What is one of our main sources of contention as women? Well, men of course. We often find ourselves at odds because one of us has allowed a snake to slither in our grass for a while and we got used to seeing it. Then, when he decides to slither away because the grass is seemingly greener on the other side of the fence, we end up hating our neighbor instead of the snake. We feel our neighbor is obligated to return to us what is “ours” and to apologize for the fact that “our” snake decided to slither away. Is it our neighbor’s fault? In some situations, it may be but, even if your neighbor knew the snake was yours, what obligation do they really have to you? More than likely, the answer to that is none. Instead of taking your garden hoe and chopping that snake into tiny little pieces like you should, you continue to fertilize your grass in order to tempt him back to your luscious green turf. Then, when your efforts to attract him are not enough, you choose to attack your neighbor; either physically, verbally or by ruining their character, not knowing that the snake will soon move on from you both because he’s always looking for the greener garden. What’s even worse, often in this situation, children are brought into the mix and, instead of having mothers who are able to put aside their differences and bring the siblings together, you get mothers who would rather teach their children to hate their own flesh and blood. You're also not keeping in mind that there is more out there to be had than just a little snake poison. AIDS is real.

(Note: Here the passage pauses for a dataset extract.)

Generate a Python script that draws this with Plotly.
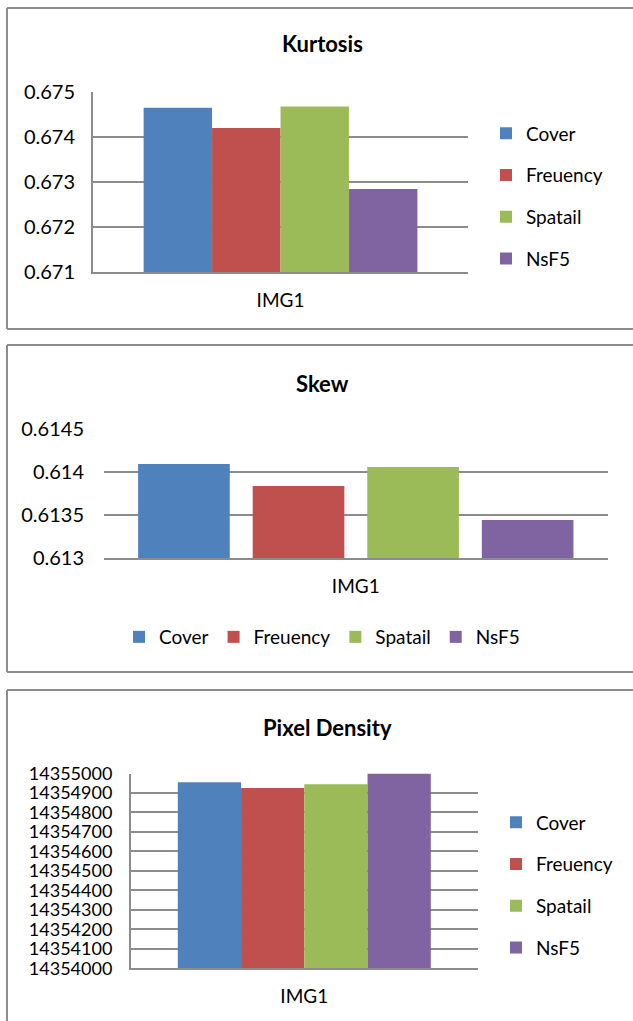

I don't have the desire to beat a dead horse. We all know there are those of us who will never respect the boundaries of others, we will never choose the path of least resistance, and we will never take responsibility for our actions enough to see past our own desires. We will continue to be at odds; spending our money on the best fertilizer (make-up, sexy dresses, weaves, lashes, and heels) and weed killer (slander, rumors, and petty fights) to attract the snakes slithering all around us. We know there are those who don't mind playing second or third or hell, even sharing and playing on the same snake's team just to say that they have a little bit of meat in their flower bed. Who don't care that their situation will never be permanent because the snake will continue to slither and find other yards to nest in. So why fight with our sister over a temporary situation? Why create enemies when, soon enough, you will both be at a loss? I don't get it and I never will. There is never a need to fight over a little rattlesnake meat when the one that is destined for you could be out there and you miss him because you're holding on to something that doesn't mean you any good. But I digress.
The real lesson to be learned here is, when going about your everyday actions and dealing with those of the same gender, always ask yourself, am I my sister's keeper? If the answer is yes then, you would help her look for the snakes in the grass and you'd both get your lawn mower, cut down the grass so you can see him, then get your hoes out and chop him into itty bitty pieces. What more is there to be said? As always, make smart decisions and never give more than your willing to take. Watch out for those snakes.